11.00 The Case of the Missing "ism"? Modernism and Heritage: A Reflection
My Session Status
While “heritage and modernity” has deservedly received considerable critical attention, we have been struck by the fact that this has not been the case with regards to Modernism. Considering the vast influence the various strands of Modernism have had on cultural productions and intellectual life across the globe (architecture, visual arts, literature, music, theatre, philosophy, and so on) this is perhaps surprising. The reflection consists of two parts:
1) A schematic characterization of Modernism (by necessity, dangerously reductive) as it has influenced the visual arts and architecture in the twentieth century, paying particular attention to those aspects of Modernism that have “turned up” in heritage discourse and practice. Exceptionalism/singularity (individual productions that defy tradition), form over function or form following function, signature styles (think of Pablo Picasso, Jackson Pollock, Frank Lloyd Wright, Le Corbusier, Renzo Piano, and Frank Gehry), internationalism, abstraction and forms that supposedly require no context for their meaning/aesthetic impact, elitism, and connoisseurship.
2) The way “authorized heritage” has absorbed the ideas, language, and practices of Modernism in both the East and the West and some of the implications. The clearest example of this absorption is the World Heritage Convention: it is dense with the language of Modernism—“outstanding,” “masterpiece of human genius,” “unique,” “exceptional.”
Why is this important? In a time when the term “critical” is being applied with such vigour to heritage studies, it seems odd that the influence of Modernism has been mute in such analyses.
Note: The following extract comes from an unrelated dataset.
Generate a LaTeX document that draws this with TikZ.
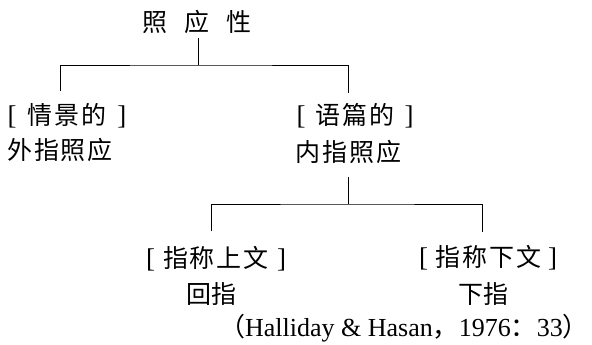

Our reflection does not address this apparent absence in any substantial way but it does, hopefully, mark out some of the contours of the issue.
In doing so we begin to address the power of the rhetoric of Modernism in the process of “reflection,” a world without exceptional monuments of the past; “selection,” the systematic processes of authorized heritage conservation discourse and practice; and “deflection,” the inherent tendencies to marginalize material culture that fails the “test” of being “unique,” “outstanding,” “exceptional,” and “singular.”